Black Women’s Equal Pay Day: A Conversation with Christine Tervalon-Garrett
August 23, 2016 is Black women’s equal pay day, which marks how far into 2016 Black women must work to make what white men made in 2015. To address the pay gap faced by women, especially those of color, we joined partners from across the country to develop the Equal Pay Today! Campaign. The campaign, now chaired by Equal Rights Advocates, is highly collaborative and strategic. We are working with tremendous leaders in six states (California, New Mexico, Pennsylvania, Illinois, Washington, and Minnesota) and at the federal level to reform and enforce laws to close the many contributors to the gap. In California, we have partnered with the Legal Aid Society-Employment Law Center and the California Women’s Law Center to close the pay gap, especially for women of color and low-wage women workers. (Click here to learn more about our 2016 Public Hearing on the Pay Gap for Women of Color.)
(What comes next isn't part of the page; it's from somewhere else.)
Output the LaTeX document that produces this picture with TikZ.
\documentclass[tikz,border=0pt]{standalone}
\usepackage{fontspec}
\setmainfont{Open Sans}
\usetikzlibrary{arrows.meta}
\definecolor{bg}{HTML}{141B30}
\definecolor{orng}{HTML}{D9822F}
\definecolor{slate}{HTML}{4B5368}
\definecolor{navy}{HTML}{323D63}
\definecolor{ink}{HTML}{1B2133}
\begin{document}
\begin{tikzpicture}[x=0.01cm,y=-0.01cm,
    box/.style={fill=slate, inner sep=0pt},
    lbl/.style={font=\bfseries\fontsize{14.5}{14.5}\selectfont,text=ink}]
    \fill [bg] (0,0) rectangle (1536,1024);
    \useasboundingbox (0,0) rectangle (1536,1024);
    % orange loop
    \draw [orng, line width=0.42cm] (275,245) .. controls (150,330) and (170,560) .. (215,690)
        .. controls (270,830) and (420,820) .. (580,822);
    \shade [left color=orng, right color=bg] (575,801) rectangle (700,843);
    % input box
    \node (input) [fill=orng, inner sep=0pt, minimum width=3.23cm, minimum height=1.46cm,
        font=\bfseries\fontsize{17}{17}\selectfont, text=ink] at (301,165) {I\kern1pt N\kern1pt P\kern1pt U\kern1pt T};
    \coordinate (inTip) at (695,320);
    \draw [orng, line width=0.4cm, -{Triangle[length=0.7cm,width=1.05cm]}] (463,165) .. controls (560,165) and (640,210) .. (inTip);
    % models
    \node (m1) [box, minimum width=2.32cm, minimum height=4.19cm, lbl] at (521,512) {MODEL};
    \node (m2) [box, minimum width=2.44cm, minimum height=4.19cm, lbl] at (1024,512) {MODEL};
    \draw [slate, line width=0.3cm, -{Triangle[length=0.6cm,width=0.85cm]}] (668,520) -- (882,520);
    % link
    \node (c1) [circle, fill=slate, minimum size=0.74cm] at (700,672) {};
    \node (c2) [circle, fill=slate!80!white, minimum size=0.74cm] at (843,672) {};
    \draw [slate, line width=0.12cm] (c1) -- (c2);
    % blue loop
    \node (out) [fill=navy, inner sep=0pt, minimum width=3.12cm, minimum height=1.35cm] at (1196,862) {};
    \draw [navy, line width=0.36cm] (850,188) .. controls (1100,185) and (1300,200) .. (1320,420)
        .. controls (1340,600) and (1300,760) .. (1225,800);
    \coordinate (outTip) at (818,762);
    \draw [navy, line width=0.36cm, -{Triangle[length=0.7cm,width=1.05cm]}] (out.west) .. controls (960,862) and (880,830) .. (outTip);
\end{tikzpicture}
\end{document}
The pay gap is not just about numbers. It is about real women, including women who are over-represented in low-wage jobs. That is why tradeswoman advocate Christine Tervalon-Garrett, who is paving the way for others like her in higher-paid but male-dominated trades, is so inspiring.
Equal Rights Advocates spoke with Christine about her own path to economic security and the potential of the skilled trades to help close the wage gap.
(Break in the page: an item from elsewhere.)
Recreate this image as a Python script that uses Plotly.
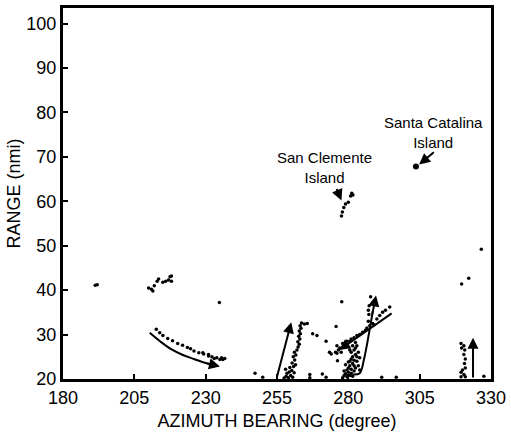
import plotly.graph_objects as go

# ---------------- data (azimuth deg, range nmi) ----------------
iso_x = [191.3, 192.0, 234.8, 247.3, 250.0, 266.5, 266.5, 270.9, 272.2, 267.5, 269.0, 272.2,
         275.7, 277.7, 273.4, 276.2, 274.0, 291.7, 296.8, 326.6, 319.7, 322.2, 327.5]
iso_y = [41.1, 41.2, 37.2, 21.3, 20.4, 20.3, 21.0, 21.1, 20.4, 30.2, 29.8, 28.5,
         31.8, 37.4, 26.0, 24.1, 25.6, 20.4, 20.4, 49.2, 41.4, 42.7, 20.6]

c40_x = [210.0, 211.0, 211.5, 212.0, 213.0, 213.5, 215.0, 216.0, 217.0, 217.5, 218.0, 218.0]
c40_y = [40.5, 40.2, 39.8, 41.0, 42.0, 42.5, 41.8, 42.0, 42.3, 43.0, 43.2, 42.0]

curve_x = [212.7, 213.9, 215.0, 216.7, 218.4, 220.2, 221.9, 223.6, 224.7, 225.9, 227.6, 229.3,
           231.0, 232.2, 233.9, 235.6, 236.7, 229.0, 231.0, 233.0, 235.0, 236.0]
curve_y = [31.2, 30.4, 29.8, 29.1, 28.6, 28.0, 27.6, 27.1, 26.8, 26.3, 25.9, 25.6,
           25.2, 25.0, 24.8, 24.8, 24.6, 25.9, 25.5, 24.6, 24.4, 24.4]

col260_x = [257.5, 258.2, 259.0, 259.8, 260.5, 258.5, 259.3, 260.2, 261.0, 258.0, 259.5, 260.8,
            261.5, 260.3, 261.2, 260.7, 261.6, 261.1, 262.0, 262.4, 262.8, 262.3, 263.0, 262.6,
            263.2, 262.8, 263.4, 263.1, 263.6, 264.6, 265.6]
col260_y = [20.2, 20.6, 20.3, 20.8, 20.4, 21.3, 21.6, 21.9, 21.4, 22.2, 22.6, 22.8,
            23.2, 23.6, 24.3, 25.0, 25.4, 26.0, 26.5, 27.2, 27.8, 28.4, 29.0, 29.6,
            30.2, 30.8, 31.4, 32.0, 32.6, 32.4, 32.5]

col280_x = [278.0, 278.5, 279.0, 279.5, 280.0, 280.5, 281.0, 281.5, 282.0, 279.5, 280.0, 280.5,
            281.0, 281.5, 282.0, 282.5, 283.0, 281.0, 281.5, 282.0, 282.5, 283.0, 283.5, 282.0,
            282.5, 283.0, 281.0, 280.5, 280.0, 283.5, 284.0, 284.0, 279.0, 278.5, 280.5, 281.5, 282.5]
col280_y = [20.3, 20.8, 21.2, 20.5, 21.5, 20.8, 21.3, 20.6, 21.8, 22.0, 22.5, 23.0,
            22.2, 23.5, 23.0, 22.5, 24.0, 24.5, 25.0, 24.2, 25.5, 25.0, 26.0, 26.5,
            27.0, 27.5, 26.0, 24.0, 23.8, 23.0, 24.8, 22.0, 23.2, 21.8, 26.5, 27.5, 28.2]

diag_x = [276.0, 277.0, 278.0, 279.0, 279.5, 280.5, 281.0, 282.0, 283.0, 284.0, 285.0, 286.0,
          286.5, 287.5, 288.5, 289.0, 290.0, 291.0, 292.0, 293.0, 294.5, 275.5, 276.5, 277.5,
          276.0, 287.0, 287.2, 287.0, 287.3, 287.8]
diag_y = [27.5, 27.0, 28.0, 27.5, 28.5, 28.5, 29.0, 29.3, 29.8, 30.0, 30.5, 31.0,
          31.5, 32.0, 32.5, 32.2, 33.5, 34.3, 35.0, 35.5, 36.2, 26.0, 26.5, 26.0,
          25.8, 33.0, 34.5, 35.5, 36.5, 38.5]

clem_x = [277.6, 277.9, 278.4, 279.0, 280.0, 280.8, 281.2, 281.6]
clem_y = [56.7, 57.6, 58.6, 59.4, 59.8, 61.2, 61.8, 61.4]

col320_x = [319.5, 320.5, 319.7, 320.8, 320.5, 321.0, 320.7, 321.0, 320.0, 319.5, 320.5, 319.5, 321.0]
col320_y = [28.0, 27.5, 27.0, 26.5, 25.5, 24.5, 23.5, 22.5, 22.0, 21.5, 21.0, 20.5, 20.5]

catalina_x = [303.7]
catalina_y = [67.8]

# curved track lines (data coords)
trackA_x = [210.4, 214.0, 217.9, 222.0, 225.9, 230.0, 232.0]
trackA_y = [30.4, 28.5, 26.7, 25.4, 24.5, 23.6, 23.3]
trackC_x = [281.5, 284.0, 285.5, 286.6, 287.7, 288.6]
trackC_y = [21.0, 21.3, 24.5, 28.0, 32.0, 35.3]

# arrows: (tail_x, tail_y, head_x, head_y)
arrows = [
    (230.0, 23.6, 235.0, 22.8),
    (254.8, 20.0, 260.0, 32.8),
    (295.7, 35.0, 276.8, 26.5),
    (288.3, 34.3, 289.7, 38.8),
    (323.7, 20.0, 323.7, 29.3),
    (275.7, 63.1, 277.6, 60.2),
    (310.5, 71.3, 304.8, 68.3),
]

labels = [
    (271.7, 67.6, "San Clemente<br>Island"),
    (309.7, 75.4, "Santa Catalina<br>Island"),
]

x_ticks = [180, 205, 230, 255, 280, 305, 330]
y_ticks = [20, 30, 40, 50, 60, 70, 80, 90, 100]

# ---------------- figure ----------------
fig = go.Figure()

all_x = iso_x + c40_x + curve_x + col260_x + col280_x + diag_x + clem_x + col320_x
all_y = iso_y + c40_y + curve_y + col260_y + col280_y + diag_y + clem_y + col320_y

fig.add_trace(go.Scatter(x=all_x, y=all_y, mode="markers",
                         marker=dict(size=3.5, color="black"), showlegend=False))
fig.add_trace(go.Scatter(x=catalina_x, y=catalina_y, mode="markers",
                         marker=dict(size=6, color="black"), showlegend=False))
for tx, ty in [(trackA_x, trackA_y), (trackC_x, trackC_y)]:
    fig.add_trace(go.Scatter(x=tx, y=ty, mode="lines",
                             line=dict(color="black", width=2, shape="spline"),
                             showlegend=False))

for (ax, ay, hx, hy) in arrows:
    fig.add_annotation(x=hx, y=hy, ax=ax, ay=ay, xref="x", yref="y",
                       axref="x", ayref="y", showarrow=True, arrowhead=2,
                       arrowsize=1.1, arrowwidth=2, arrowcolor="black", text="")

for (lx, ly, t) in labels:
    fig.add_annotation(x=lx, y=ly, xref="x", yref="y", text=t, showarrow=False,
                       font=dict(size=15, color="black", family="Liberation Sans"),
                       align="center")

fig.update_xaxes(range=[180, 330], tickvals=x_ticks, ticks="inside", ticklen=5,
                 tickwidth=1.5, tickcolor="black", showgrid=False, zeroline=False,
                 showline=True, linewidth=3, linecolor="black", mirror=True,
                 ticklabeloverflow="allow",
                 tickfont=dict(size=18, color="black"),
                 title=dict(text="AZIMUTH BEARING (degree)", font=dict(size=18, color="black"),
                            standoff=8))
fig.update_yaxes(range=[20, 103.5], tickvals=y_ticks, ticks="inside", ticklen=5,
                 tickwidth=1.5, tickcolor="black", showgrid=False, zeroline=False,
                 showline=True, linewidth=3, linecolor="black", mirror=True,
                 tickfont=dict(size=18, color="black"),
                 title=dict(text="RANGE (nmi)", font=dict(size=18, color="black"),
                            standoff=2))

fig.update_layout(width=511, height=433, margin=dict(l=63, r=11, t=5, b=53),
                  paper_bgcolor="white", plot_bgcolor="white",
                  font=dict(family="Liberation Sans", color="black"))

fig.write_html("out.html")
Tell us a little about your journey into the trades. What has your trade meant to your economic security?
My journey into the trades and union life was like many others. I worked many jobs before I became a union painter in 2005. I was employed as a gas station operator, deli-worker, bookkeeper, taxi cab driver and many more. After a violent incident driving my taxi, I decided to stop driving and get into something a little more safe. I really didn’t know where to go after being in a cycle of low-wage employment, but I knew something had to change. I was 25 years old with an associates degree in Sociology and no prospects. I was encouraged to get into painting by a few friends I had helped with their projects. I knew there was only one way to go for benefits and a decent salary – union life. A lot of things changed for the better after I joined the union, including the economics of my life.
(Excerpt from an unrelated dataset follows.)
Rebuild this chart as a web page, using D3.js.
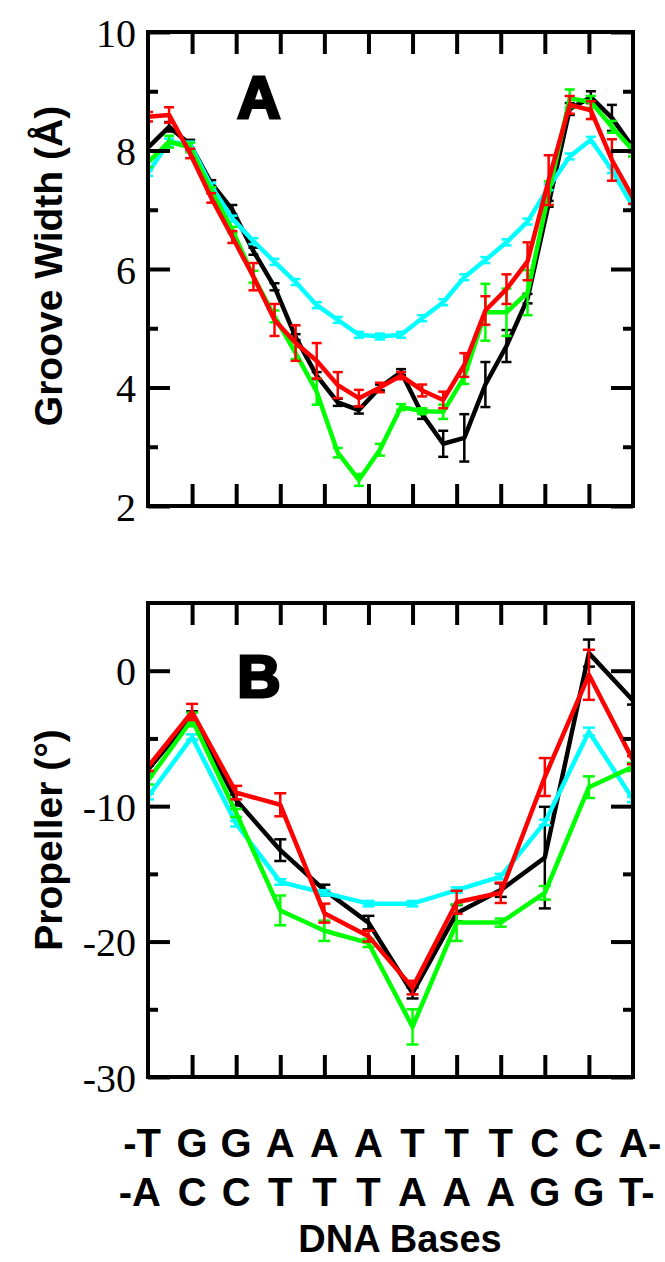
<!DOCTYPE html>
<html>
<head>
<meta charset="utf-8">
<script src="https://cdn.jsdelivr.net/npm/d3@7"></script>
<style>
  body { margin: 0; background: #fff; }
  svg { display: block; }
  .tick line { stroke: #000; stroke-width: 4px; }
  .domain { display: none; }
  .lbl { font-family: "Liberation Sans", Arial, sans-serif; font-weight: bold; fill: #000; }
  svg .tick text.num { font-family: "Liberation Serif", "Tinos", "Times New Roman", "DejaVu Serif", serif; font-size: 40px; font-weight: normal; }
</style>
</head>
<body>
<svg width="665" height="1262"></svg>
<script>
// base pair labels (bottom axis)
var topStrand = ["-T","G","G","A","A","A","T","T","T","C","C","A-"];
var bottomStrand = ["-A","C","C","T","T","T","A","A","A","G","G","T-"];

// panel A: minor groove width, 24 points along the sequence
var grooveBlack = [8.05,8.4,8.1,7.45,7.0,6.3,5.7,4.85,4.2,3.75,3.62,4.0,4.26,3.55,3.05,3.15,4.05,4.7,5.5,7.1,8.7,8.9,8.55,8.05];
var grooveBlackErr = [0.05,0.08,0.08,0.05,0.08,0.06,0.06,0.05,0.06,0.06,0.06,0.05,0.05,0.08,0.22,0.4,0.38,0.27,0.08,0.05,0.1,0.1,0.22,0.08];
var grooveCyan = [7.62,8.15,8.1,7.4,6.85,6.47,6.12,5.78,5.39,5.14,4.89,4.86,4.89,5.17,5.44,5.86,6.15,6.45,6.8,7.38,7.9,8.18,7.67,7.05];
var grooveCyanErr = [0.05,0.05,0.05,0.05,0.05,0.05,0.05,0.05,0.05,0.05,0.05,0.05,0.05,0.05,0.05,0.05,0.05,0.05,0.05,0.05,0.05,0.05,0.05,0.05];
var grooveGreen = [7.8,8.15,8.05,7.33,6.66,5.87,5.2,4.58,3.93,2.9,2.44,2.95,3.67,3.6,3.59,4.18,5.27,5.27,5.6,7.28,8.88,8.82,8.4,8.0];
var grooveGreenErr = [0.08,0.1,0.08,0.05,0.05,0.1,0.1,0.1,0.22,0.08,0.1,0.1,0.05,0.05,0.12,0.12,0.48,0.4,0.38,0.2,0.15,0.1,0.1,0.1];
var grooveRed = [8.57,8.6,7.95,7.2,6.54,5.87,5.14,4.75,4.45,4.04,3.82,4.0,4.2,3.95,3.79,4.38,5.3,5.66,6.13,7.5,8.77,8.68,7.84,7.2];
var grooveRedErr = [0.08,0.13,0.08,0.08,0.1,0.23,0.27,0.3,0.3,0.22,0.14,0.08,0.06,0.1,0.14,0.2,0.24,0.25,0.32,0.42,0.15,0.15,0.35,0.1];

// panel B: propeller twist per base pair
var propBlack = [-7.3,-3.4,-9.55,-13.25,-16.2,-18.6,-23.8,-17.9,-16.2,-13.8,1.3,-2.2];
var propBlackErr = [0.3,0.4,0.4,0.8,0.4,0.5,0.4,0.6,0.5,3.75,1.0,0.3];
var propCyan = [-9.3,-4.9,-11.3,-15.6,-16.4,-17.2,-17.2,-16.2,-15.2,-11.2,-4.5,-9.5];
var propCyanErr = [0.2,0.2,0.2,0.2,0.2,0.2,0.2,0.2,0.2,0.2,0.3,0.2];
var propGreen = [-8.1,-3.6,-10.5,-17.7,-19.2,-20.1,-26.3,-18.6,-18.6,-16.4,-8.6,-7.1];
var propGreenErr = [0.3,0.5,0.3,1.1,0.75,0.3,1.3,1.35,0.3,0.5,0.8,0.3];
var propRed = [-7.1,-3.05,-9.0,-9.9,-17.9,-19.6,-23.4,-17.1,-16.4,-7.85,-0.3,-6.6];
var propRedErr = [0.3,0.6,0.5,0.85,0.7,0.4,0.5,0.85,0.75,1.4,1.85,0.3];

var colors = ["#000000", "#00ffff", "#00ff00", "#ff0000"];

var svg = d3.select("svg");
var left = 148, right = 633;

var xBase = d3.scaleLinear().domain([0, 11]).range([left, right]);
var xStep = d3.scaleLinear().domain([0, 23]).range([left, right]);
var yA = d3.scaleLinear().domain([2, 10]).range([506, 32]);
var yB = d3.scaleLinear().domain([-30, 5]).range([1077, 603]);

function panel(id, y, xs, series, errs, majors, minors, capW, letter, letterY) {
  var top = y.range()[1], bottom = y.range()[0];
  var g = svg.append("g");

  g.append("clipPath").attr("id", id)
    .append("rect").attr("x", left).attr("y", top)
    .attr("width", right - left).attr("height", bottom - top);

  var data = g.append("g").attr("clip-path", "url(#" + id + ")");
  var line = d3.line().x(function(d, i) { return xs(i); }).y(function(d) { return y(d); });

  series.forEach(function(vals, s) {
    var col = colors[s];
    var eg = data.append("g").attr("stroke", col).attr("stroke-width", 2.5);
    vals.forEach(function(v, i) {
      var e = errs[s][i], x = xs(i);
      eg.append("line").attr("x1", x).attr("x2", x).attr("y1", y(v - e)).attr("y2", y(v + e));
      eg.append("line").attr("x1", x - capW).attr("x2", x + capW).attr("y1", y(v - e)).attr("y2", y(v - e));
      eg.append("line").attr("x1", x - capW).attr("x2", x + capW).attr("y1", y(v + e)).attr("y2", y(v + e));
    });
    data.append("path").datum(vals)
      .attr("d", line)
      .attr("fill", "none")
      .attr("stroke", col)
      .attr("stroke-width", 4.5)
      .attr("stroke-linejoin", "round");
  });

  // inward ticks on all four sides
  var yAxis = g.append("g").attr("transform", "translate(" + left + ",0)")
    .call(d3.axisLeft(y).tickValues(majors).tickSize(-22).tickPadding(12)
      .tickFormat(function(d) { return String(d); }));
  yAxis.attr("font-family", null).attr("font-size", null);
  yAxis.selectAll(".tick text")
    .attr("class", "num")
    .attr("dy", "0.35em")
    .attr("fill", "#000");

  g.append("g").attr("transform", "translate(" + left + ",0)")
    .call(d3.axisLeft(y).tickValues(minors).tickSize(-10).tickFormat(""));
  g.append("g").attr("transform", "translate(" + right + ",0)")
    .call(d3.axisRight(y).tickValues(majors).tickSize(-22).tickFormat(""));
  g.append("g").attr("transform", "translate(" + right + ",0)")
    .call(d3.axisRight(y).tickValues(minors).tickSize(-10).tickFormat(""));
  g.append("g").attr("transform", "translate(0," + top + ")")
    .call(d3.axisTop(xBase).tickValues(d3.range(1, 11)).tickSize(-22).tickFormat(""));
  g.append("g").attr("transform", "translate(0," + bottom + ")")
    .call(d3.axisBottom(xBase).tickValues(d3.range(1, 11)).tickSize(-22).tickFormat(""));

  g.append("rect").attr("x", left).attr("y", top)
    .attr("width", right - left).attr("height", bottom - top)
    .attr("fill", "none").attr("stroke", "#000").attr("stroke-width", 4);

  g.append("text").attr("class", "lbl")
    .attr("x", 259).attr("y", letterY)
    .attr("text-anchor", "middle")
    .attr("font-size", 60)
    .attr("stroke", "#000").attr("stroke-width", 3)
    .text(letter);
}

panel("clipA", yA, xStep,
  [grooveBlack, grooveCyan, grooveGreen, grooveRed],
  [grooveBlackErr, grooveCyanErr, grooveGreenErr, grooveRedErr],
  [2, 4, 6, 8, 10], [3, 5, 7, 9], 5, "A", 118);

panel("clipB", yB, xBase,
  [propBlack, propCyan, propGreen, propRed],
  [propBlackErr, propCyanErr, propGreenErr, propRedErr],
  [-30, -20, -10, 0], [-25, -15, -5], 6, "B", 697);

// y titles
svg.append("text").attr("class", "lbl")
  .attr("transform", "translate(62,266) rotate(-90)")
  .attr("text-anchor", "middle").attr("font-size", 39)
  .text("Groove Width (Å)");
svg.append("text").attr("class", "lbl")
  .attr("transform", "translate(62,840) rotate(-90)")
  .attr("text-anchor", "middle").attr("font-size", 39)
  .text("Propeller (°)");

// base labels
function strand(labels, yPos) {
  svg.append("g").selectAll("text").data(labels).enter().append("text")
    .attr("class", "lbl")
    .attr("font-size", 40)
    .attr("y", yPos)
    .attr("x", function(d, i) {
      if (i === 0) return xBase(i) + 13;
      if (i === labels.length - 1) return xBase(i) - 14;
      return xBase(i);
    })
    .attr("text-anchor", function(d, i) {
      if (i === 0) return "end";
      if (i === labels.length - 1) return "start";
      return "middle";
    })
    .text(function(d) { return d; });
}
strand(topStrand, 1157);
strand(bottomStrand, 1206);

svg.append("text").attr("class", "lbl")
  .attr("x", 400).attr("y", 1252)
  .attr("text-anchor", "middle").attr("font-size", 38)
  .text("DNA Bases");
</script>
</body>
</html>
You talk about union membership as both an important tool for closing the gender wage gap, but also make clear that union membership is not a cure-all for discrimination against women. In what ways do we need to continue addressing gender discrimination in the trades in order to capitalize fully on the potential of unions to help close the wage gap?
Yes, it is true that unions do significantly close the huge gap between the wages of men and women, but there are still many ways that gender bias exists within the trades and within unions. When I think of the question of what are the things that help open doors for women, especially black women, I know the answer has to come in the form of creating a space of opportunity, exposure and community. It is hard for a lot of black women to envision doing trade work because they don’t see themselves represented on a job site. The more visible other black women are who are doing the work the better. Exposure is critical — having someone explain how to get into unions, what are the different types of construction opportunities that exist, and how to access these opportunities to lift themselves and their families into better financial circumstances. As far as being able to consistently keep the pressure up to close the gap, I think of retention. Retaining women in the trades is key. It’s one thing to get black women into the craft for a year or so, then they leave when they find the climate harsh and unwelcoming. That is why creating community around women in the trades is important. Having a space that women can check-in regularly to talk about the ups and downs of being a tradeswoman in a space that allows women to have a voice.
What can we do to help more black women in particular get into the higher-paying trades jobs?
Black women are unique. I wouldn’t be in the position I am today if someone didn’t recognize and appreciate that uniqueness in me. This will sound cliche, but we must mentor and reach out to black women who have potential. Invest in supporting the growth of black women — that may look like being an ally or advocate in the break room. We must use tools and resources to support those dreams.